Start Supplied records
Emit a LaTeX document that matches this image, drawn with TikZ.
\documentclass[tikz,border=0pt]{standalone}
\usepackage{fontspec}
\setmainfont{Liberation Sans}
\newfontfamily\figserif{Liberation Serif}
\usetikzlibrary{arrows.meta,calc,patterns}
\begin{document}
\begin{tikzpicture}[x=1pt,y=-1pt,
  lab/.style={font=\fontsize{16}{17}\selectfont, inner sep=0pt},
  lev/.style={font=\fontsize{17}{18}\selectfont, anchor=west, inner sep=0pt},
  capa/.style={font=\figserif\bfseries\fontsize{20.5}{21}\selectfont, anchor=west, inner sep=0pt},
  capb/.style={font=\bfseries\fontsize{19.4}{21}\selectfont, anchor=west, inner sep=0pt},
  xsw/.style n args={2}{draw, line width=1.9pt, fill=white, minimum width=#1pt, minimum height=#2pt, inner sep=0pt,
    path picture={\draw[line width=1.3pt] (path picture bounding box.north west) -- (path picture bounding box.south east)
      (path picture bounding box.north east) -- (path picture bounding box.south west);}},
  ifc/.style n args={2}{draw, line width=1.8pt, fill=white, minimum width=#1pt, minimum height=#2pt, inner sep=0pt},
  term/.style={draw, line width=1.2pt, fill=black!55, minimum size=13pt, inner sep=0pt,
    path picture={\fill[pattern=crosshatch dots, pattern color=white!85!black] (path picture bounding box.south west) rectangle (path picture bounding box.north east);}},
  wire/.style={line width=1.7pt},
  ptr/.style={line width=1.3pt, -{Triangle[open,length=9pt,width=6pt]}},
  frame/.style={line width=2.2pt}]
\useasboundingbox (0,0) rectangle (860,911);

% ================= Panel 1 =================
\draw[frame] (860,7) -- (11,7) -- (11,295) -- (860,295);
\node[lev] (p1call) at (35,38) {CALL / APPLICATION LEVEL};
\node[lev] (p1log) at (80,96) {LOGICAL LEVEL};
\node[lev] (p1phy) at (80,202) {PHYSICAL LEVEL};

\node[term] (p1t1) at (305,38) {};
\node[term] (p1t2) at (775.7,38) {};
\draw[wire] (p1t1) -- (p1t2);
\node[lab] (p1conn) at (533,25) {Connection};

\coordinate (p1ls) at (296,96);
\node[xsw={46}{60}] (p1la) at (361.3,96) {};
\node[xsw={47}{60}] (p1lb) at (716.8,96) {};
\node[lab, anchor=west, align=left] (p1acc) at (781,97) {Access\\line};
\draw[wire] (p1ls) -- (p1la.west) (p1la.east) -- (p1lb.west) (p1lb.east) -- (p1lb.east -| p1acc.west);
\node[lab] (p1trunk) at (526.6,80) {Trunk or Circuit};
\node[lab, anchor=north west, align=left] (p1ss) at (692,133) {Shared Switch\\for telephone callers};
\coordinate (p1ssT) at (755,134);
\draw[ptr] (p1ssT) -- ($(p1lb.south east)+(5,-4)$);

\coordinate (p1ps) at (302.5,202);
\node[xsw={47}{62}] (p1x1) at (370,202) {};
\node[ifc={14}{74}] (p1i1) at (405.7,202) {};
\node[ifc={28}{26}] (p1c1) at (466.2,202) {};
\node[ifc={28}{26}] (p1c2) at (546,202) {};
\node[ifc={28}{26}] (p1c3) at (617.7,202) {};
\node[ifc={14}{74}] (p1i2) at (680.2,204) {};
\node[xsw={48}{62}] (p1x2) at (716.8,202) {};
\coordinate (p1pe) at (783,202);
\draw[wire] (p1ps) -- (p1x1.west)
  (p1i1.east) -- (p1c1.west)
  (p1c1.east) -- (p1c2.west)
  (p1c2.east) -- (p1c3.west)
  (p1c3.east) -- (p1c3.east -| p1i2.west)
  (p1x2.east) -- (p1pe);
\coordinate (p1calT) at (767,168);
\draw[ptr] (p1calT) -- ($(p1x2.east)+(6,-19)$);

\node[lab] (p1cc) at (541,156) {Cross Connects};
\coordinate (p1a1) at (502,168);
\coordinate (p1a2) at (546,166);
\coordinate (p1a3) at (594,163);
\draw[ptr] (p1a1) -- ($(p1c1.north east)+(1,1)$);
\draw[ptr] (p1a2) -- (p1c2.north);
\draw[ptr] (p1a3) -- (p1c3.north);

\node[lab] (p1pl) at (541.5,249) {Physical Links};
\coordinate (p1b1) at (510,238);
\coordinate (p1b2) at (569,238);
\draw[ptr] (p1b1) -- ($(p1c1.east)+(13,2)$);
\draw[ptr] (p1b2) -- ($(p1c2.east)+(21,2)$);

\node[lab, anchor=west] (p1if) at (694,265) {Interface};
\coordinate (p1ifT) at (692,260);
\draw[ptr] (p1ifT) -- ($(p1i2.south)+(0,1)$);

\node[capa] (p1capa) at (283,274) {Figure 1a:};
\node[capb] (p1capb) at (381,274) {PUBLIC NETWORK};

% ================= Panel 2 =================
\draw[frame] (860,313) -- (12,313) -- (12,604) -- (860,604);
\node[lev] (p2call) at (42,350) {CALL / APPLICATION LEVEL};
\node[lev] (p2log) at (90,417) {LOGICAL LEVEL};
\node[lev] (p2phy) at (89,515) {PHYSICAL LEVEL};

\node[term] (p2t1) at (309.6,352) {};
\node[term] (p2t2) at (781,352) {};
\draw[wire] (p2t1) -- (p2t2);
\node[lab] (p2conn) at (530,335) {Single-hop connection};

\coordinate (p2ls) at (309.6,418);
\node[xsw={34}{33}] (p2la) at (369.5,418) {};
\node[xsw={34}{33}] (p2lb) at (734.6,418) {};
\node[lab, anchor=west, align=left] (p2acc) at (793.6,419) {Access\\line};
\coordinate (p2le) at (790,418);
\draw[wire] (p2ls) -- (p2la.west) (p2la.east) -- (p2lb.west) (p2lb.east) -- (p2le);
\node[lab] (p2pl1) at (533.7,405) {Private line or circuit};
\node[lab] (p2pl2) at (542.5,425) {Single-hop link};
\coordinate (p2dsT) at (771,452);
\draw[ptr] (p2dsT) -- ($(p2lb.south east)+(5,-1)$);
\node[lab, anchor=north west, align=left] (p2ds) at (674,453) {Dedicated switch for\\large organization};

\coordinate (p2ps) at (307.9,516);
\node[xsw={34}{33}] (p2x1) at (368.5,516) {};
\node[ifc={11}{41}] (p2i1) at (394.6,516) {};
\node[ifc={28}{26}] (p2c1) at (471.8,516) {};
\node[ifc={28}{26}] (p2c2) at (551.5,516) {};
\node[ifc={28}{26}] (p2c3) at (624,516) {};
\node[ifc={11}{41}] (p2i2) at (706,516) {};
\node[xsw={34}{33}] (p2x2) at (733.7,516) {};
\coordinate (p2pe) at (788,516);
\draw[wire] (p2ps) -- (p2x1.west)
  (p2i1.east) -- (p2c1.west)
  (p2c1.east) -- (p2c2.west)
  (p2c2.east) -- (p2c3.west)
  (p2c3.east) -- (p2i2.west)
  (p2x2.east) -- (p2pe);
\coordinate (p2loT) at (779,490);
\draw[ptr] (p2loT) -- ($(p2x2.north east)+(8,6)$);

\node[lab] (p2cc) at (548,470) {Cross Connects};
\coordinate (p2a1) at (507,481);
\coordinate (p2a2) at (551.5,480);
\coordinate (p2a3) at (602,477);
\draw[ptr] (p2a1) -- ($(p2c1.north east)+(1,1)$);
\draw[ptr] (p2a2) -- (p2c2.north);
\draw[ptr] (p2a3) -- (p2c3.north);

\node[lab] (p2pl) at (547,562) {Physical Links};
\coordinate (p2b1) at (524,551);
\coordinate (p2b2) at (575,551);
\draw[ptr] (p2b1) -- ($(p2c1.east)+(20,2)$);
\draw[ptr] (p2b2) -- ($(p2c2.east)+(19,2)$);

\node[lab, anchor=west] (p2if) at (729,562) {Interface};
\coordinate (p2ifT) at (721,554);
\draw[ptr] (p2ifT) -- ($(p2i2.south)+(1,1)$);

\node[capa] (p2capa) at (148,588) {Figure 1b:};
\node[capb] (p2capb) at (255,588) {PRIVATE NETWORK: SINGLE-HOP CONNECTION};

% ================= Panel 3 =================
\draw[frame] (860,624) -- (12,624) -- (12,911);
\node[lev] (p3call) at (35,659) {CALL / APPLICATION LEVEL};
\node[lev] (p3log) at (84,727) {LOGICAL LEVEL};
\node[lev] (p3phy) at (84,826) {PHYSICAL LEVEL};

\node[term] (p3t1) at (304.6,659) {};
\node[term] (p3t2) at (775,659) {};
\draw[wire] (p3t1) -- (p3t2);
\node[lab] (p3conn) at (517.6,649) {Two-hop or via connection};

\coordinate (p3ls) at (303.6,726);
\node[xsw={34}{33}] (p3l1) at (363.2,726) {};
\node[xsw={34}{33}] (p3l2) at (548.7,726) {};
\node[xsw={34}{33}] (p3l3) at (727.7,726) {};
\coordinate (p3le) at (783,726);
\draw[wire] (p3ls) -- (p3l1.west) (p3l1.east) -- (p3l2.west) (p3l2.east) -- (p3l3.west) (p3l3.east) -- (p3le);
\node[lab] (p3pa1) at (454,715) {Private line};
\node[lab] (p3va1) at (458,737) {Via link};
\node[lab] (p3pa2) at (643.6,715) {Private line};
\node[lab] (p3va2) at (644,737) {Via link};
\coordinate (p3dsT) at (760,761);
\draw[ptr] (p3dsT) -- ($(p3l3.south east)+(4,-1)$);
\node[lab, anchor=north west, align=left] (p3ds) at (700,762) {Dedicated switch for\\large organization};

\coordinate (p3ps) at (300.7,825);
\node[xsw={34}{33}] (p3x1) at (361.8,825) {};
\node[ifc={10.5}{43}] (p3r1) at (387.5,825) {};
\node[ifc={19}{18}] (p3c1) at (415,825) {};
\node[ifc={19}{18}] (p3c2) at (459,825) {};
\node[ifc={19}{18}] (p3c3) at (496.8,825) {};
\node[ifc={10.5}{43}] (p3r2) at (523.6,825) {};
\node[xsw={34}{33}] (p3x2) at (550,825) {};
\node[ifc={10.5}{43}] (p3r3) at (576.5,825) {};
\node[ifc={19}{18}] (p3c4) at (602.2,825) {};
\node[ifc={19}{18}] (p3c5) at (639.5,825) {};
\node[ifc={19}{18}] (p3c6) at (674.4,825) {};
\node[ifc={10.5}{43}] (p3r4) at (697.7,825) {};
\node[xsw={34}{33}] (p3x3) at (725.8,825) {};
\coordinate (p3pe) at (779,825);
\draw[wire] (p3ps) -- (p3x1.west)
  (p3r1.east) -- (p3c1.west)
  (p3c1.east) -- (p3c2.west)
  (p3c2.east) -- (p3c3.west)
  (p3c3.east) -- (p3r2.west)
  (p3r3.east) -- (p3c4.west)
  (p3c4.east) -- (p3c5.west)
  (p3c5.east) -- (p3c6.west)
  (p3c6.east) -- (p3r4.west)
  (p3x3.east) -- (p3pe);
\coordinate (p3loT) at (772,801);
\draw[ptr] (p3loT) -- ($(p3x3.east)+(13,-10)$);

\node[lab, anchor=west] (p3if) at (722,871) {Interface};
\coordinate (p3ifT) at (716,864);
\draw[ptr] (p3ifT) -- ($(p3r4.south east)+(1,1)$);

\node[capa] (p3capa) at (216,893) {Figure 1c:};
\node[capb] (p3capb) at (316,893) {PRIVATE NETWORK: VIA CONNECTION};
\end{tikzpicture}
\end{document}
End Supplied records
Start Supplied records
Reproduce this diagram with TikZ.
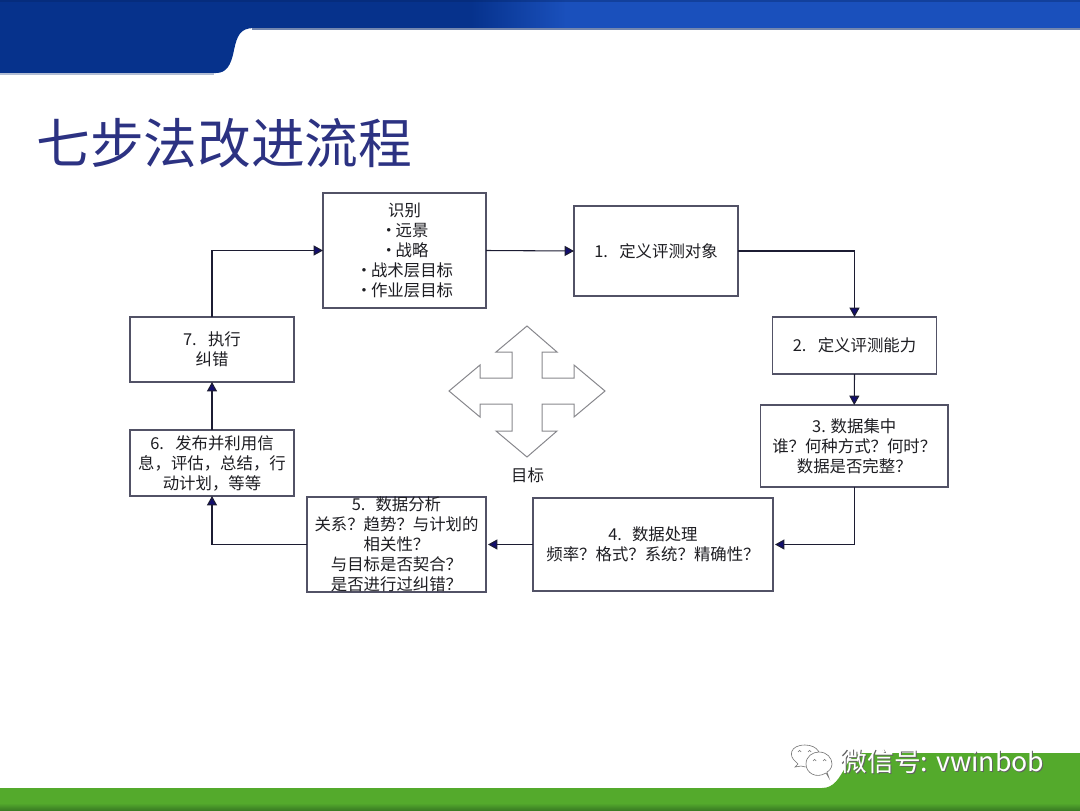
End Supplied records
## Objective
Transcribe the lines above from the one with "Emit a LaTeX" through the one with "(p1conn) at (533,25)". Include both ends and leave out every other line.

## Task response
Emit a LaTeX document that matches this image, drawn with TikZ.
\documentclass[tikz,border=0pt]{standalone}
\usepackage{fontspec}
\setmainfont{Liberation Sans}
\newfontfamily\figserif{Liberation Serif}
\usetikzlibrary{arrows.meta,calc,patterns}
\begin{document}
\begin{tikzpicture}[x=1pt,y=-1pt,
  lab/.style={font=\fontsize{16}{17}\selectfont, inner sep=0pt},
  lev/.style={font=\fontsize{17}{18}\selectfont, anchor=west, inner sep=0pt},
  capa/.style={font=\figserif\bfseries\fontsize{20.5}{21}\selectfont, anchor=west, inner sep=0pt},
  capb/.style={font=\bfseries\fontsize{19.4}{21}\selectfont, anchor=west, inner sep=0pt},
  xsw/.style n args={2}{draw, line width=1.9pt, fill=white, minimum width=#1pt, minimum height=#2pt, inner sep=0pt,
    path picture={\draw[line width=1.3pt] (path picture bounding box.north west) -- (path picture bounding box.south east)
      (path picture bounding box.north east) -- (path picture bounding box.south west);}},
  ifc/.style n args={2}{draw, line width=1.8pt, fill=white, minimum width=#1pt, minimum height=#2pt, inner sep=0pt},
  term/.style={draw, line width=1.2pt, fill=black!55, minimum size=13pt, inner sep=0pt,
    path picture={\fill[pattern=crosshatch dots, pattern color=white!85!black] (path picture bounding box.south west) rectangle (path picture bounding box.north east);}},
  wire/.style={line width=1.7pt},
  ptr/.style={line width=1.3pt, -{Triangle[open,length=9pt,width=6pt]}},
  frame/.style={line width=2.2pt}]
\useasboundingbox (0,0) rectangle (860,911);

% ================= Panel 1 =================
\draw[frame] (860,7) -- (11,7) -- (11,295) -- (860,295);
\node[lev] (p1call) at (35,38) {CALL / APPLICATION LEVEL};
\node[lev] (p1log) at (80,96) {LOGICAL LEVEL};
\node[lev] (p1phy) at (80,202) {PHYSICAL LEVEL};

\node[term] (p1t1) at (305,38) {};
\node[term] (p1t2) at (775.7,38) {};
\draw[wire] (p1t1) -- (p1t2);
\node[lab] (p1conn) at (533,25) {Connection};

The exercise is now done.